Card and Krueger looked at fast food restaurants. Why look at fast food restaurants to study the minimum wage ? As Willie Sutton didn’t say “that’s where the money isn’t.” The aim is to find employers of a lot of minimum wage workers. Card and Krueger’s estimate was that the increased minimum wage caused increased employment. The literature as a whole includes lots of different estimates but recent estimates with lots of data all fail to show a large damaging effect on employment. I think this evidence has actually convinced many economists that a higher minimum wage would be a good thing.
Economists are willing to consider political realities. I don’t know of an economist who thought that Obamacare was the best policy among single payer, Obamacare and let em die (honestly I’m not sure I personally know one who doesn’t support single payer9. But it was clear enough that insurance companies had to be bought off to get a bill through congress that many economists supporteLd Obamacare as the best politically possible option (I am one).
Most labor economists don’t buy the wage equals marginal product model. I think that most economists who study wages say sensible things about wages (even including me as one of those economists). Even macroeconomists assume that wages equal marginal products because firms adjust employment to make the marginal revenue product equal to the wage and not because the wage adjusts to equal the marginal product. Macroeconomists don’t talk about how different people have different wages, and the sane ones (who exist — I’ve met some) don’t believe that different people have different wages because they have different identifiable and identified marginal products.
Here (as usual) the problem is that an assumption which is known to be false is made when we are really interested in focusing on something else.
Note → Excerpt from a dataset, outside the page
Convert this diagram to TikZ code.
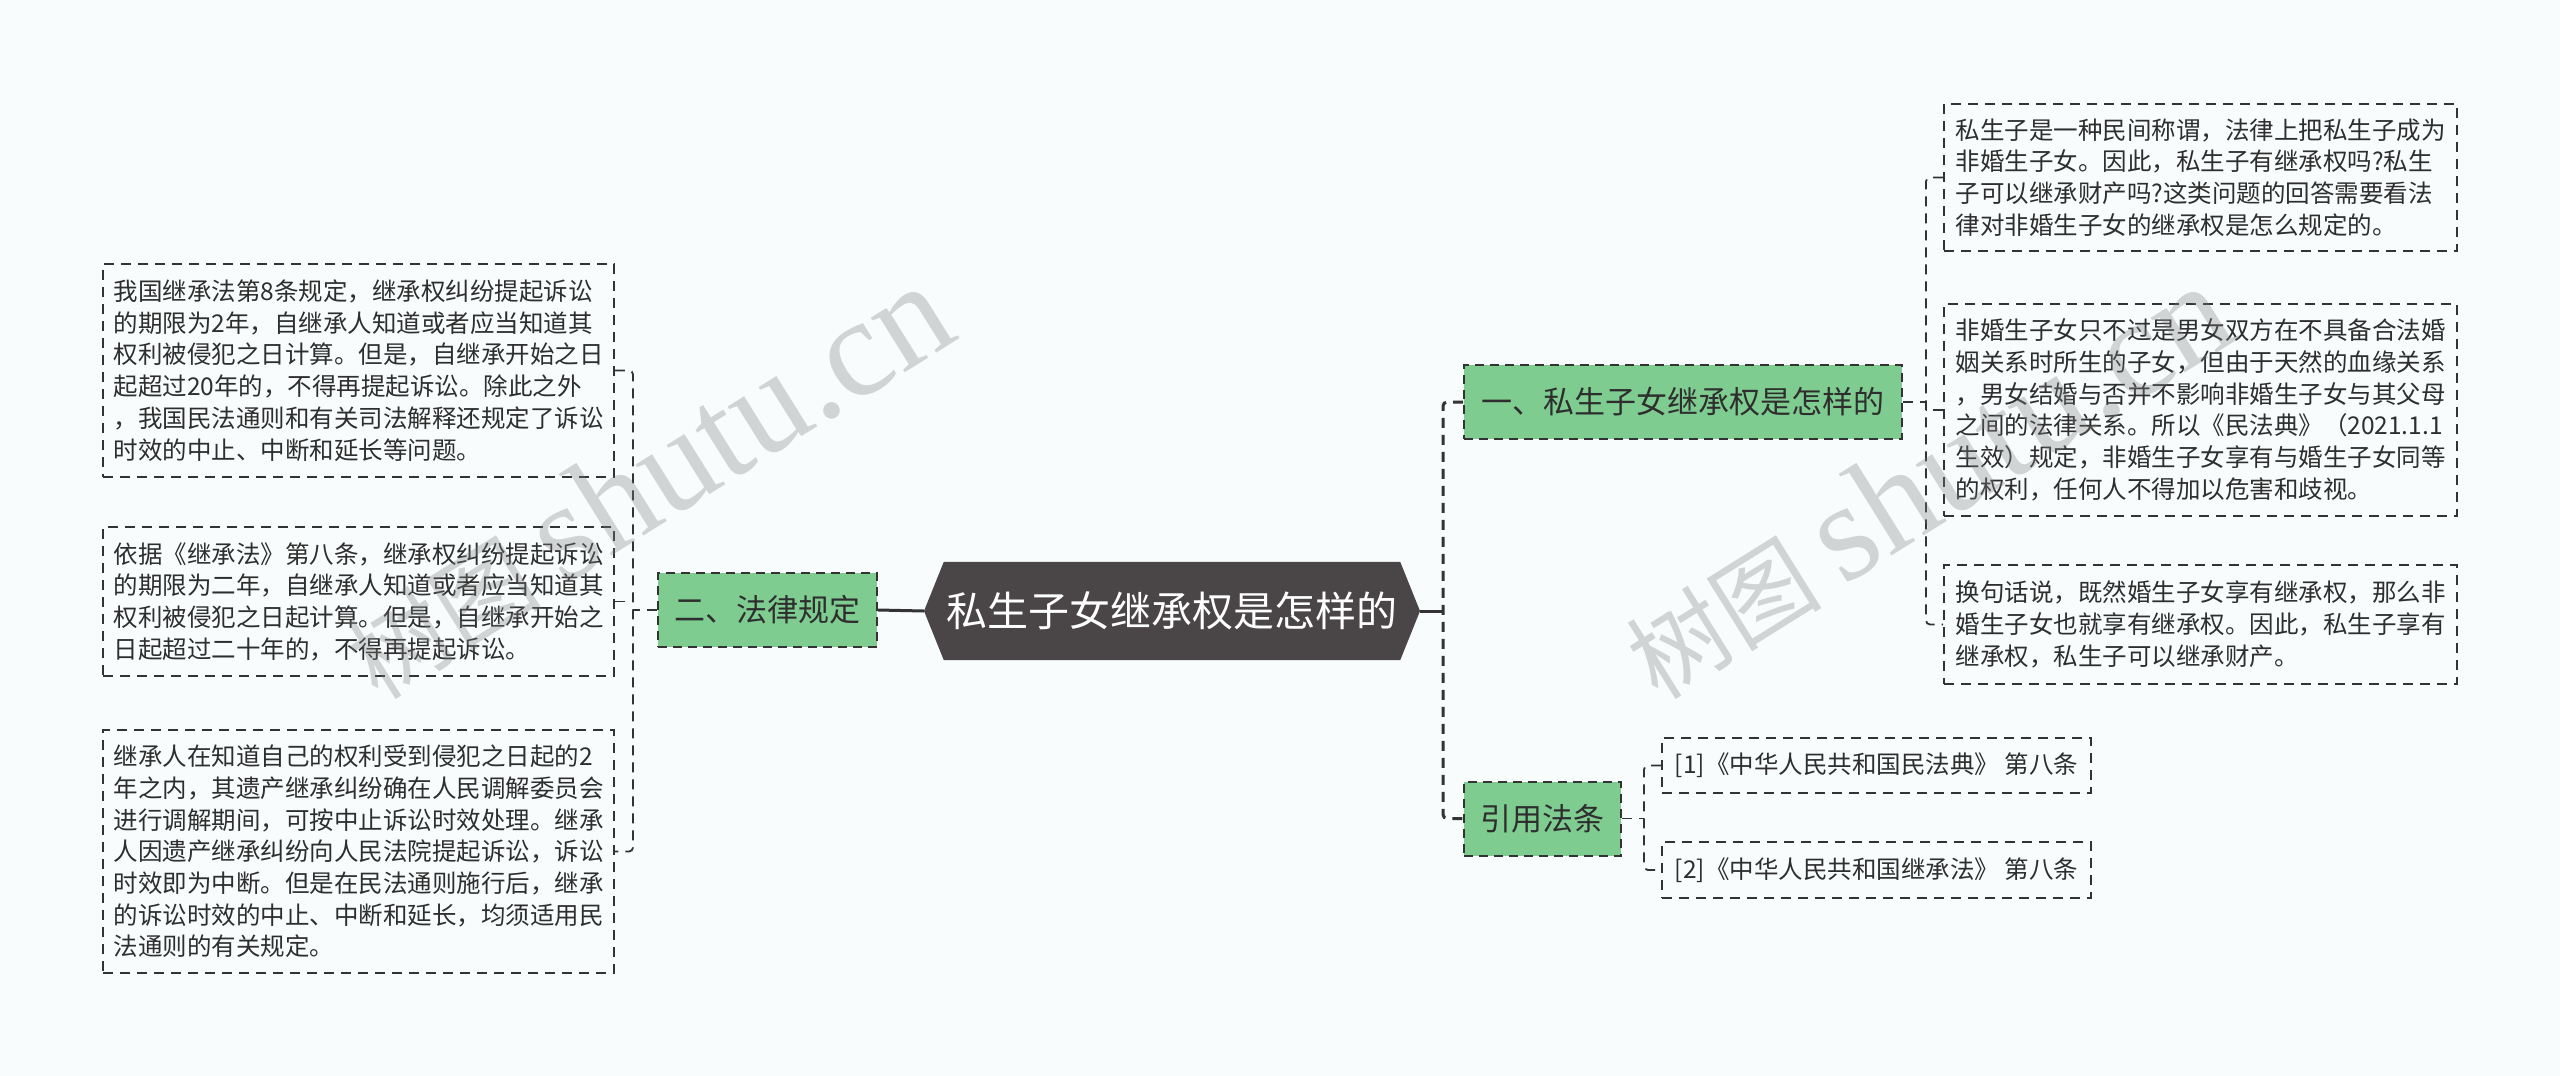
\documentclass[tikz,border=0pt]{standalone}
\usepackage{fontspec}
\setmainfont{Noto Sans CJK SC}
\newfontfamily\wmlatin{Liberation Serif}
\usetikzlibrary{backgrounds}
\definecolor{bgc}{HTML}{F8FCFC}
\definecolor{rootfill}{HTML}{4A4547}
\definecolor{greenfill}{HTML}{7FCC91}
\definecolor{linec}{HTML}{333333}
\definecolor{txtc}{HTML}{2E2E2E}
\tikzset{
  roottext/.style={inner sep=0pt, minimum width=456pt, minimum height=98pt,
    text=white, font=\fontsize{41pt}{48pt}\selectfont},
  branchbox/.style={draw=linec, line width=2pt, dash pattern=on 9pt off 6pt,
    fill=greenfill, inner sep=0pt, minimum height=74pt, text=txtc,
    font=\fontsize{31pt}{36pt}\selectfont},
  leafbox/.style={draw=linec, line width=1.8pt, dash pattern=on 10pt off 7pt,
    fill=bgc, inner sep=0pt, align=left, minimum width=511pt, text=txtc,
    font=\fontsize{24.5pt}{31.7pt}\selectfont},
  refbox/.style={leafbox, minimum width=429pt},
  mainconn/.style={draw=linec, line width=3pt, dash pattern=on 10pt off 7pt},
  leafconn/.style={draw=linec, line width=1.8pt, dash pattern=on 10pt off 7pt, rounded corners=4pt},
  solidconn/.style={draw=linec, line width=3pt},
  wm/.style={inner sep=0pt, text=black!50, text opacity=0.32,
    font=\fontsize{98pt}{98pt}\selectfont}
}
\begin{document}
\begin{tikzpicture}[x=1pt, y=-1pt]
\useasboundingbox (0,0) rectangle (2560,1076);
% nodes
\node[roottext] (root) at (1172,611) {私生子女继承权是怎样的};
\coordinate (rootL) at (924,611);
\coordinate (rootR) at (1420,611);
\begin{pgfonlayer}{background}
  \fill[bgc] (0,0) rectangle (2560,1076);
  \fill[rootfill] (rootL) -- (root.north west) -- (root.north east) -- (rootR)
     -- (root.south east) -- (root.south west) -- cycle;
\end{pgfonlayer}

\node[branchbox, minimum width=219pt] (b2) at (767.5,610) {二、法律规定};
\node[branchbox, minimum width=438pt] (b1) at (1683,402) {一、私生子女继承权是怎样的};
\node[branchbox, minimum width=157pt] (b3) at (1542.5,818.5) {引用法条};

\node[leafbox, minimum height=213pt] (L1) at (358.5,370.5) {我国继承法第8条规定，继承权纠纷提起诉讼\\的期限为2年，自继承人知道或者应当知道其\\权利被侵犯之日计算。但是，自继承开始之日\\起超过20年的，不得再提起诉讼。除此之外\\，我国民法通则和有关司法解释还规定了诉讼\\时效的中止、中断和延长等问题。};
\node[leafbox, minimum height=149pt] (L2) at (358.5,601.5) {依据《继承法》第八条，继承权纠纷提起诉讼\\的期限为二年，自继承人知道或者应当知道其\\权利被侵犯之日起计算。但是，自继承开始之\\日起超过二十年的，不得再提起诉讼。};
\node[leafbox, minimum height=243pt] (L3) at (358.5,851.5) {继承人在知道自己的权利受到侵犯之日起的2\\年之内，其遗产继承纠纷确在人民调解委员会\\进行调解期间，可按中止诉讼时效处理。继承\\人因遗产继承纠纷向人民法院提起诉讼，诉讼\\时效即为中断。但是在民法通则施行后，继承\\的诉讼时效的中止、中断和延长，均须适用民\\法通则的有关规定。};

\node[leafbox, minimum width=513pt, minimum height=147pt] (R1) at (2200.5,177.5) {私生子是一种民间称谓，法律上把私生子成为\\非婚生子女。因此，私生子有继承权吗?私生\\子可以继承财产吗?这类问题的回答需要看法\\律对非婚生子女的继承权是怎么规定的。};
\node[leafbox, minimum width=513pt, minimum height=212pt] (R2) at (2200.5,410) {非婚生子女只不过是男女双方在不具备合法婚\\姻关系时所生的子女，但由于天然的血缘关系\\，男女结婚与否并不影响非婚生子女与其父母\\之间的法律关系。所以《民法典》（2021.1.1\\生效）规定，非婚生子女享有与婚生子女同等\\的权利，任何人不得加以危害和歧视。};
\node[leafbox, minimum width=513pt, minimum height=119pt] (R3) at (2200.5,624.5) {换句话说，既然婚生子女享有继承权，那么非\\婚生子女也就享有继承权。因此，私生子享有\\继承权，私生子可以继承财产。};

\node[refbox, minimum height=55pt] (F1) at (1876.5,765.5) {[1]《中华人民共和国民法典》 第八条};
\node[refbox, minimum height=56pt] (F2) at (1876.5,870) {[2]《中华人民共和国继承法》 第八条};

% spine coordinates
\coordinate (sL) at (633,0);
\coordinate (sT) at (1443,0);
\coordinate (sR) at (1926,0);
\coordinate (sF) at (1644,0);

% connectors
\draw[solidconn] (b2.east) -- (rootL);
\draw[solidconn] (rootR) -- (rootR -| sT);
\draw[mainconn, rounded corners=4pt] (b1.west) -- (b1.west -| sT) -- (b3.west -| sT) -- (b3.west);

\draw[leafconn] (L1.east) -- (L1.east -| sL) -- (L3.east -| sL) -- (L3.east);
\draw[leafconn] (L2.east) -- (L2.east -| sL);
\draw[leafconn] (b2.west) -- (b2.west -| sL);

\draw[leafconn] (R1.west) -- (R1.west -| sR) -- (R3.west -| sR) -- (R3.west);
\draw[leafconn] (R2.west) -- (R2.west -| sR);
\draw[leafconn] (b1.east) -- (b1.east -| sR);

\draw[leafconn] (F1.west) -- (F1.west -| sF) -- (F2.west -| sF) -- (F2.west);
\draw[leafconn] (b3.east) -- (b3.east -| sF);

% watermarks
\node[wm, rotate=32, anchor=base west] (wm1) at (378,702) {树图 {\wmlatin\fontsize{140pt}{140pt}\selectfont shutu.cn}};
\node[wm, rotate=32, anchor=base west] (wm2) at (1658,702) {树图 {\wmlatin\fontsize{140pt}{140pt}\selectfont shutu.cn}};
\end{tikzpicture}
\end{document}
This means that a standard assumption can remain standard no matter how many times it is massively contradicted by data. The standard assumptions, which are known to be false are not at all innocent, they imply results which foolish economists take seriously. But the fact that they are false is generally aknowledged.
@psychohistorian
greatly increase the taxes on the rich and also increase the transfers to those who can’t find a job.
Funny enaugh your gouvernmant is doing exactly the opposite.
Population control will never be a thing that anyone has to care about. The birth rates are allready going down.
I really think though that robots and stuff will cost some jobs (Nobody knows how many yet) Thats why we have to use taxes to give that lost money back to the now workless.
If everything works out they should be at an even better place in the long run. (Lower prices through higher productivity because of robots)
I’m pretty sceptical that it will work out nicely though.
THere are some aparent dangers again: 1. Monopoly situations ( Biggest threat imo)(Google FB Apple)
2. Avoiding of taxes Also a really big threat because it doesnt matter where the roboter fabric is placed so it wil placed where the lowest energy/Tax costs are.
Again I will remind you that Some always thought that in the future everyone will be workless( Keynes famous essay) And even with the spread of the pc a lot of people thought everything will be over now)
SO I’m not that concerned.
Is it possible that “economists” believe the same fairy tales the rest of us believe and their “economics” is mostly devoted to proving that their fairy tale really is really really true?
I agree with Bruce Webb here.
But I should reveal that I believe in fairy tales too.